++++ Data to process ++++
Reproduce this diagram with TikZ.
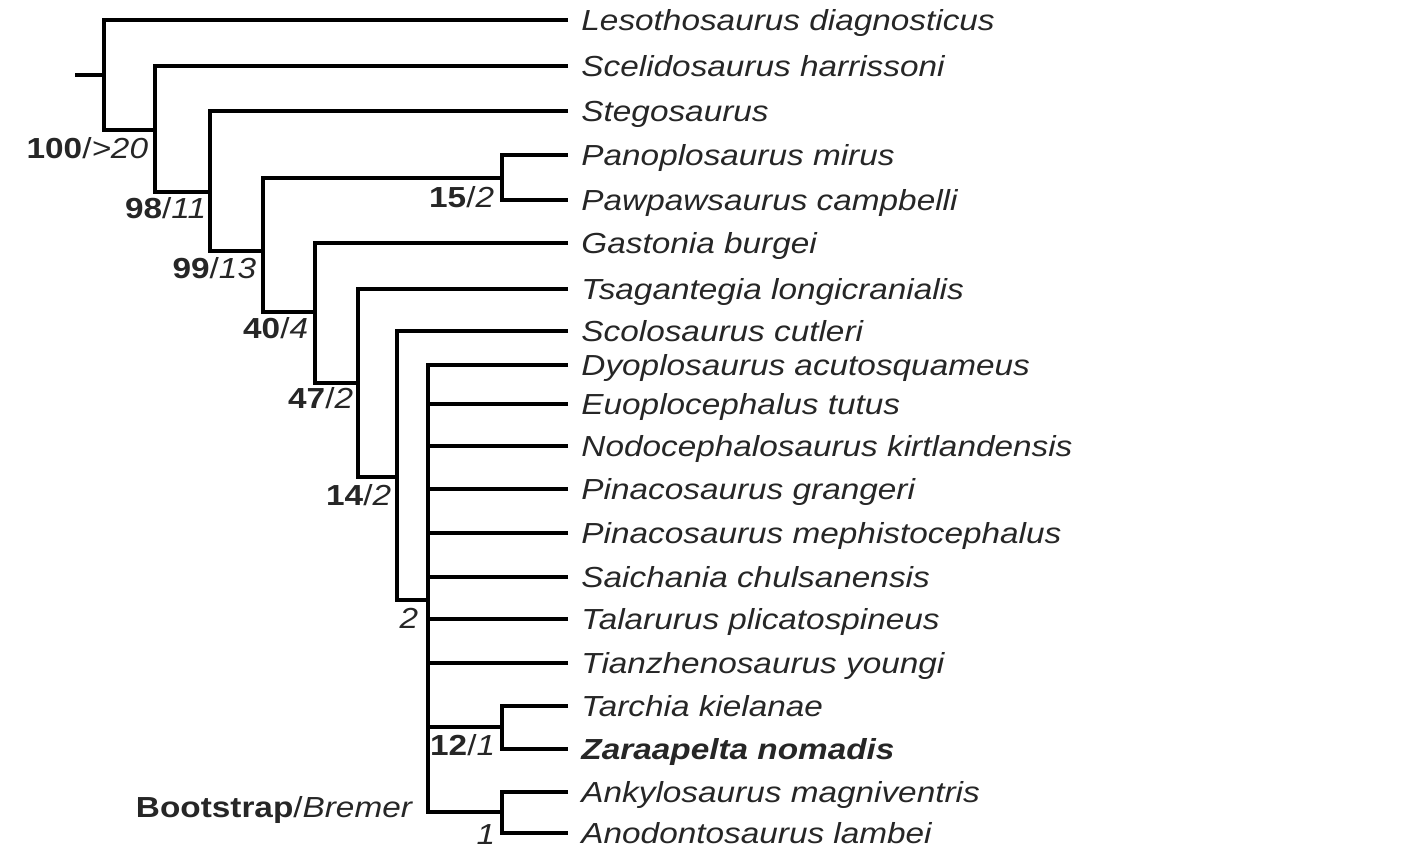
\documentclass[tikz,border=0pt]{standalone}
\usepackage{fontspec}
\setmainfont{Liberation Sans}[FakeStretch=1.15]
\begin{document}
\begin{tikzpicture}[x=0.02cm, y=-0.02cm, line width=2.2pt,
    taxon/.style={anchor=west, inner xsep=0.23cm, inner ysep=0pt,
      text height=11.8pt, text depth=0pt,
      font=\fontsize{16.5}{20}\selectfont\itshape, text=black!85},
    supp/.style={anchor=east, inner sep=0pt,
      font=\fontsize{16.5}{20}\selectfont, text=black!85}]
  \useasboundingbox (0,0) rectangle (1422,867);
  % taxa
  \foreach \i/\y/\name in {1/20/Lesothosaurus diagnosticus,
      2/66/Scelidosaurus harrissoni, 3/111/Stegosaurus,
      4/155/Panoplosaurus mirus, 5/200/Pawpawsaurus campbelli,
      6/243/Gastonia burgei, 7/289/Tsagantegia longicranialis,
      8/331/Scolosaurus cutleri, 9/365/Dyoplosaurus acutosquameus,
      10/404/Euoplocephalus tutus, 11/446/Nodocephalosaurus kirtlandensis,
      12/489/Pinacosaurus grangeri, 13/533/Pinacosaurus mephistocephalus,
      14/577/Saichania chulsanensis, 15/619/Talarurus plicatospineus,
      16/663/Tianzhenosaurus youngi, 17/706/Tarchia kielanae,
      18/749/\textbf{Zaraapelta nomadis}, 19/792/Ankylosaurus magniventris,
      20/833/Anodontosaurus lambei} {
    \node[taxon] (t\i) at (568,\y) {\name};
  }
  % internal nodes
  \coordinate (root) at (75,75);
  \coordinate (n1) at (104,75);
  \coordinate (n2) at (155,130);
  \coordinate (n3) at (210,192);
  \coordinate (n4) at (263,251);
  \coordinate (n5) at (315,312);
  \coordinate (n6) at (358,383);
  \coordinate (n7) at (397,477);
  \coordinate (n8) at (428,600);
  \coordinate (pano) at (502,178);
  \coordinate (tarc) at (502,727);
  \coordinate (anky) at (502,812);
  % branches
  \draw (root) -- (n1);
  \draw (t1.west) -| (n1) |- (n2);
  \draw (t2.west) -| (n2) |- (n3);
  \draw (t3.west) -| (n3) |- (n4);
  \draw (pano) -| (n4) |- (n5);
  \draw (t4.west) -| (pano) |- (t5.west);
  \draw (t6.west) -| (n5) |- (n6);
  \draw (t7.west) -| (n6) |- (n7);
  \draw (t8.west) -| (n7) |- (n8);
  % polytomy
  \draw (t9.west) -| (n8) |- (anky);
  \foreach \i in {10,...,16} {
    \draw (t\i.west) -- (n8 |- t\i.west);
  }
  \draw (n8 |- tarc) -- (tarc);
  \draw (t17.west) -| (tarc) |- (t18.west);
  \draw (t19.west) -| (anky) |- (t20.west);
  % support values
  \node[supp] (s1) at (150,148) {\textbf{100}/\textit{>20}};
  \node[supp] (s2) at (208,208) {\textbf{98}/\textit{11}};
  \node[supp] (s3) at (258,268) {\textbf{99}/\textit{13}};
  \node[supp] (s4) at (310,328) {\textbf{40}/\textit{4}};
  \node[supp] (s5) at (496,197) {\textbf{15}/\textit{2}};
  \node[supp] (s6) at (355,398) {\textbf{47}/\textit{2}};
  \node[supp] (s7) at (393,495) {\textbf{14}/\textit{2}};
  \node[supp] (s8) at (420,618) {\textit{2}};
  \node[supp] (s9) at (497,745) {\textbf{12}/\textit{1}};
  \node[supp] (s10) at (497,835) {\textit{1}};
  \node[supp] (key) at (415,810) {\textbf{Bootstrap}/\textit{Bremer}};
\end{tikzpicture}
\end{document}
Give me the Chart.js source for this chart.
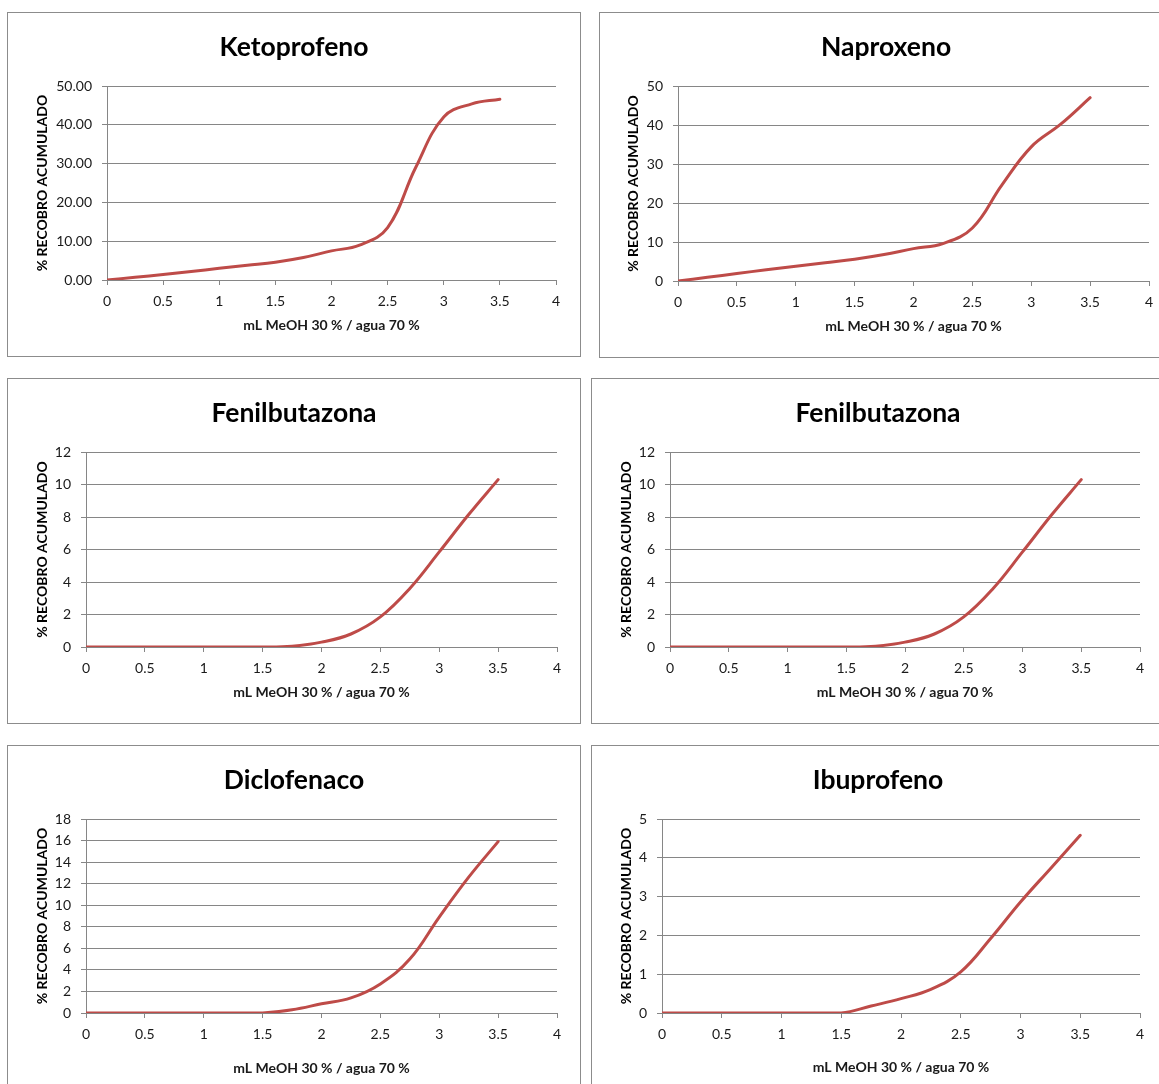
++++
# Objective:
Quote the records in full and exactly; skip any image.

# Problem solution:
Reproduce this diagram with TikZ.
\documentclass[tikz,border=0pt]{standalone}
\usepackage{fontspec}
\setmainfont{Liberation Sans}[FakeStretch=1.15]
\begin{document}
\begin{tikzpicture}[x=0.02cm, y=-0.02cm, line width=2.2pt,
    taxon/.style={anchor=west, inner xsep=0.23cm, inner ysep=0pt,
      text height=11.8pt, text depth=0pt,
      font=\fontsize{16.5}{20}\selectfont\itshape, text=black!85},
    supp/.style={anchor=east, inner sep=0pt,
      font=\fontsize{16.5}{20}\selectfont, text=black!85}]
  \useasboundingbox (0,0) rectangle (1422,867);
  % taxa
  \foreach \i/\y/\name in {1/20/Lesothosaurus diagnosticus,
      2/66/Scelidosaurus harrissoni, 3/111/Stegosaurus,
      4/155/Panoplosaurus mirus, 5/200/Pawpawsaurus campbelli,
      6/243/Gastonia burgei, 7/289/Tsagantegia longicranialis,
      8/331/Scolosaurus cutleri, 9/365/Dyoplosaurus acutosquameus,
      10/404/Euoplocephalus tutus, 11/446/Nodocephalosaurus kirtlandensis,
      12/489/Pinacosaurus grangeri, 13/533/Pinacosaurus mephistocephalus,
      14/577/Saichania chulsanensis, 15/619/Talarurus plicatospineus,
      16/663/Tianzhenosaurus youngi, 17/706/Tarchia kielanae,
      18/749/\textbf{Zaraapelta nomadis}, 19/792/Ankylosaurus magniventris,
      20/833/Anodontosaurus lambei} {
    \node[taxon] (t\i) at (568,\y) {\name};
  }
  % internal nodes
  \coordinate (root) at (75,75);
  \coordinate (n1) at (104,75);
  \coordinate (n2) at (155,130);
  \coordinate (n3) at (210,192);
  \coordinate (n4) at (263,251);
  \coordinate (n5) at (315,312);
  \coordinate (n6) at (358,383);
  \coordinate (n7) at (397,477);
  \coordinate (n8) at (428,600);
  \coordinate (pano) at (502,178);
  \coordinate (tarc) at (502,727);
  \coordinate (anky) at (502,812);
  % branches
  \draw (root) -- (n1);
  \draw (t1.west) -| (n1) |- (n2);
  \draw (t2.west) -| (n2) |- (n3);
  \draw (t3.west) -| (n3) |- (n4);
  \draw (pano) -| (n4) |- (n5);
  \draw (t4.west) -| (pano) |- (t5.west);
  \draw (t6.west) -| (n5) |- (n6);
  \draw (t7.west) -| (n6) |- (n7);
  \draw (t8.west) -| (n7) |- (n8);
  % polytomy
  \draw (t9.west) -| (n8) |- (anky);
  \foreach \i in {10,...,16} {
    \draw (t\i.west) -- (n8 |- t\i.west);
  }
  \draw (n8 |- tarc) -- (tarc);
  \draw (t17.west) -| (tarc) |- (t18.west);
  \draw (t19.west) -| (anky) |- (t20.west);
  % support values
  \node[supp] (s1) at (150,148) {\textbf{100}/\textit{>20}};
  \node[supp] (s2) at (208,208) {\textbf{98}/\textit{11}};
  \node[supp] (s3) at (258,268) {\textbf{99}/\textit{13}};
  \node[supp] (s4) at (310,328) {\textbf{40}/\textit{4}};
  \node[supp] (s5) at (496,197) {\textbf{15}/\textit{2}};
  \node[supp] (s6) at (355,398) {\textbf{47}/\textit{2}};
  \node[supp] (s7) at (393,495) {\textbf{14}/\textit{2}};
  \node[supp] (s8) at (420,618) {\textit{2}};
  \node[supp] (s9) at (497,745) {\textbf{12}/\textit{1}};
  \node[supp] (s10) at (497,835) {\textit{1}};
  \node[supp] (key) at (415,810) {\textbf{Bootstrap}/\textit{Bremer}};
\end{tikzpicture}
\end{document}
Give me the Chart.js source for this chart.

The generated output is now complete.